In recent years coverage of smaller companies, particularly in the national press, has dwindled away. Long gone are the halcyon days when the Financial Times dedicated a whole page to small caps. The recent demise of The Independent print edition and its Monday Small Talk column, marked the latest nail in the coffin. It is now increasingly rare to have journalists dedicated to covering the Alternative Investment Market (AIM) and small caps. Seeing a trusted contact leave the small cap arena can feel like a major blow, followed by a nervous wait to find out when, and indeed if, they will be replaced.
One reason coverage of smaller companies has been squeezed in the national press is declining newspaper circulation, which in turn has led to cost cutting and an inevitable decrease in the numbers of specialist reporters. There is also a sense that readers prefer to hear about the roaring (or weeping as the case may be) Goliaths that dwell in the confines of the FTSE 100.
That’s all very well and good – but who is shouting for David?
Well thankfully a plethora of new investment websites, broadcasting outfits, online blogs, and podcasts have sprung up to fill the vacuum. A beaming light of hope for anyone interested in learning about smaller companies, these outlets are gaining traction and are increasingly sophisticated in their approach.
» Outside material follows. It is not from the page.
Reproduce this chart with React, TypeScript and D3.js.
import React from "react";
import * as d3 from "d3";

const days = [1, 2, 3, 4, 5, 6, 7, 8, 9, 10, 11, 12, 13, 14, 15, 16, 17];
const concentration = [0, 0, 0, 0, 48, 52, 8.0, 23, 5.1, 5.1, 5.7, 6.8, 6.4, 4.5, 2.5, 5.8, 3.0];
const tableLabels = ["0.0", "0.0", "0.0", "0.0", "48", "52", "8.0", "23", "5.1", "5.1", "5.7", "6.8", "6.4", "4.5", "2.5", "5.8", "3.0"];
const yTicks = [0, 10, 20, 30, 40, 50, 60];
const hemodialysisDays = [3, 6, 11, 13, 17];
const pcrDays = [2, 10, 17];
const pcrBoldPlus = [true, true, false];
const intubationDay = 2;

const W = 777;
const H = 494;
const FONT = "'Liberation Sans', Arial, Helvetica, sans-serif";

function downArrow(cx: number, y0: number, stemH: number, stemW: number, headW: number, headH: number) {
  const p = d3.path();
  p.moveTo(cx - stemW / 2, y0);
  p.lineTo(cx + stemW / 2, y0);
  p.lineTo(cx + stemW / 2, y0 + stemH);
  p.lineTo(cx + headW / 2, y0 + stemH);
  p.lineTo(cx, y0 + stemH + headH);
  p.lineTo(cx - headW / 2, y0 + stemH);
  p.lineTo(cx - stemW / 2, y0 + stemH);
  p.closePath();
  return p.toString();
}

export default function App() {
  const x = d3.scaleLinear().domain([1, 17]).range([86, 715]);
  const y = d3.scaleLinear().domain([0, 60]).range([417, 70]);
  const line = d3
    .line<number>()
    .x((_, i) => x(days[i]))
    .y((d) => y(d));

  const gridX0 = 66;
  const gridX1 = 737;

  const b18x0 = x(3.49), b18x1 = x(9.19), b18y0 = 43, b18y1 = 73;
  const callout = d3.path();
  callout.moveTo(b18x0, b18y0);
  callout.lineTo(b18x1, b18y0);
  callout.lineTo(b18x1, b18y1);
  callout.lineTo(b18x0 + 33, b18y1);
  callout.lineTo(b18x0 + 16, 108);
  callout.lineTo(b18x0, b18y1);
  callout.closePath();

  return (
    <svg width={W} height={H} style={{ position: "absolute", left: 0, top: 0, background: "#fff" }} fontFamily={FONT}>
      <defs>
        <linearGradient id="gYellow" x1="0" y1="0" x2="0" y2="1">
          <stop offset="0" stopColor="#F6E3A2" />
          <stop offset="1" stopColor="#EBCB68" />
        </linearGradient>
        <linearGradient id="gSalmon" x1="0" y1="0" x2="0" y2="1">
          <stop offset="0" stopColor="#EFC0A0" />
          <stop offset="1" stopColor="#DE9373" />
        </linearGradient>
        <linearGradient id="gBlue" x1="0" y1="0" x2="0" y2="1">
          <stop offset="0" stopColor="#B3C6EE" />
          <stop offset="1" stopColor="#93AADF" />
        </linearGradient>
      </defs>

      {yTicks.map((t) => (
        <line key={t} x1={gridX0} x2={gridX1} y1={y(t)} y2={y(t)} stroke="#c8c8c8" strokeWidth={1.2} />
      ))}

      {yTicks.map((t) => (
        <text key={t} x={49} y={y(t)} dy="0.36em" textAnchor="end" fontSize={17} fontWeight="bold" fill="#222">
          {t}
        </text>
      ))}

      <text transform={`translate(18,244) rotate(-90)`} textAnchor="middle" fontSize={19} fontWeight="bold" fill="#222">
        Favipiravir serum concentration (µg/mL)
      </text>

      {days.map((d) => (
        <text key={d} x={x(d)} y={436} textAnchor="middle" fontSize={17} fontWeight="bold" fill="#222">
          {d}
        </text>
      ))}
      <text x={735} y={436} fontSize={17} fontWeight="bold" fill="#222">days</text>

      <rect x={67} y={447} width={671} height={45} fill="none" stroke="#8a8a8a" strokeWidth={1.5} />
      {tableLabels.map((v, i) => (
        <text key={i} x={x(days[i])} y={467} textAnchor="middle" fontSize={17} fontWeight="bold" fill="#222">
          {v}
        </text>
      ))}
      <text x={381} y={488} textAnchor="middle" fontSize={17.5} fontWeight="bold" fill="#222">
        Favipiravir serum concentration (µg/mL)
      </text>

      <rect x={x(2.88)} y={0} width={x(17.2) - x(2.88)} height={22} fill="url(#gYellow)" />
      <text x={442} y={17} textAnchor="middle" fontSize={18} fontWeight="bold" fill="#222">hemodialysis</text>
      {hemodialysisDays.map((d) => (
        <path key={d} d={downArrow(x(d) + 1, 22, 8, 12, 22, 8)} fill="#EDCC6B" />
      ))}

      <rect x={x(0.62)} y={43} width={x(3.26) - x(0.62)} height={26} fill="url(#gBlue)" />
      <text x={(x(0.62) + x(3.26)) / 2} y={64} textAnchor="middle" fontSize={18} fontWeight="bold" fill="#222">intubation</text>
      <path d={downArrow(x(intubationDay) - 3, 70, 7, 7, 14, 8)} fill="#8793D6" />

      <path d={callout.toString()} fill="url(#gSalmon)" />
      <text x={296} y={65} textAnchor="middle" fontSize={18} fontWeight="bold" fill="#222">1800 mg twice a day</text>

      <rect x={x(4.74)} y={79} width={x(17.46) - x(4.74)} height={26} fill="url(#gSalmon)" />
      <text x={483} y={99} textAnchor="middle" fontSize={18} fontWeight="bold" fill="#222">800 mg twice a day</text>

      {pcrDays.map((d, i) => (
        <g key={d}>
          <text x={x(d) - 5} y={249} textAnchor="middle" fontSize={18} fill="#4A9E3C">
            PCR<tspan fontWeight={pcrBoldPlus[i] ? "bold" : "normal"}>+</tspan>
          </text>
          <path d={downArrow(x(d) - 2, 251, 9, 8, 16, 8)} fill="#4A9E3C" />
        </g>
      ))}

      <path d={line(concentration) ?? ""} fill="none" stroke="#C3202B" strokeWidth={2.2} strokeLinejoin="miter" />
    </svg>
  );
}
While national media coverage is still desirable for many companies, there is great success to be had from engaging with these specialist platforms. It also means that Financial PRs are being more creative in the way that they ensure their clients’ voices are being heard by the audiences that matter to them.
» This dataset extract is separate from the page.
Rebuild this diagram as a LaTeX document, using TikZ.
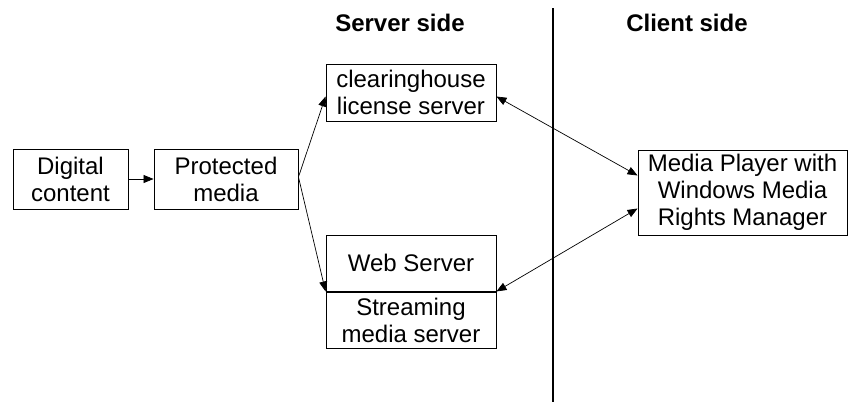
\documentclass[tikz,border=0pt]{standalone}
\usepackage{fontspec}
\setmainfont{Liberation Sans}
\usetikzlibrary{arrows.meta,positioning}
\begin{document}
\begin{tikzpicture}[x=1pt,y=-1pt,
  every node/.style={font=\fontsize{24}{27}\selectfont},
  box/.style={draw,line width=0.9pt,inner sep=0pt,align=center},
  head/.style={font=\fontsize{24}{27}\selectfont\bfseries},
  arr/.style={line width=0.7pt,-{Triangle[length=10pt,width=8pt]}},
  darr/.style={line width=0.7pt,{Triangle[length=10pt,width=8pt]}-{Triangle[length=10pt,width=8pt]}}]
\useasboundingbox (0,0) rectangle (855,402);
\node[box,minimum width=115pt,minimum height=60pt] (dc) at (70.5,179) {Digital\\content};
\node[box,minimum width=144pt,minimum height=60pt] (pm) at (226,179) {Protected\\media};
\node[box,minimum width=170pt,minimum height=57pt] (ch) at (411,92.5) {clearinghouse\\license server};
\node[box,minimum width=170pt,minimum height=56pt] (ws) at (411,263) {Web Server};
\node[box,minimum width=170pt,minimum height=56pt] (sm) at (411,320) {Streaming\\media server};
\node[box,minimum width=209pt,minimum height=85pt] (mp) at (742.5,192.5) {Media Player with\\Windows Media\\Rights Manager};
\node[head] (ss) at (400,23) {Server side};
\node[head] (cs) at (687,23) {Client side};
\coordinate (vt) at (553,8);
\coordinate (vb) at (553,402);
\draw[line width=2.5pt] (vt) -- (vb);
\draw[arr] (dc.east) -- (pm.west);
\draw[arr] ([yshift=2pt]pm.east) -- ([yshift=-4pt]ch.west);
\draw[arr] ([yshift=2pt]pm.east) -- (ws.south west);
\draw[darr] ([yshift=-4pt]ch.east) -- ([yshift=17pt]mp.west);
\draw[darr] (ws.south east) -- ([yshift=-16pt]mp.west);
\end{tikzpicture}
\end{document}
There remains an appetite for investing in smaller companies. A recent report from the London Business School found that when it came to investing, shares in smaller companies came out on top. Since 1955, the Numis Smaller Companies Index (NSCI) ex-investment companies (XIC), has achieved a 15.4% compound return, 3.6% p.a. above the FTSE All-Share. Launched at 1000 in 1987, the returns index reached an all-time high on 3 June 2015 of 17857. During 2000–15, smaller companies outperformed larger ones in 90% of worldwide markets.
In addition, AIM, which celebrated its 20th birthday in 2015, provides an excellent conduit for young, dynamic growth companies. Over a 1000 businesses are listed on the London Stock Exchange’s junior market. AIM not only gives investors access to exciting growth companies at an early stage, but also helps finance the development of businesses that are helping to drive the UK economy forward now and into the future.
Despite their success, many small caps have faced a challenge in recent years in reaching a wider audience and gaining the recognition they deserve. However, whether it be in the national press or the new specialist media platforms, through persistence, creativity and a little out the box thinking it is still achievable for smaller companies to gain the coverage they deserve.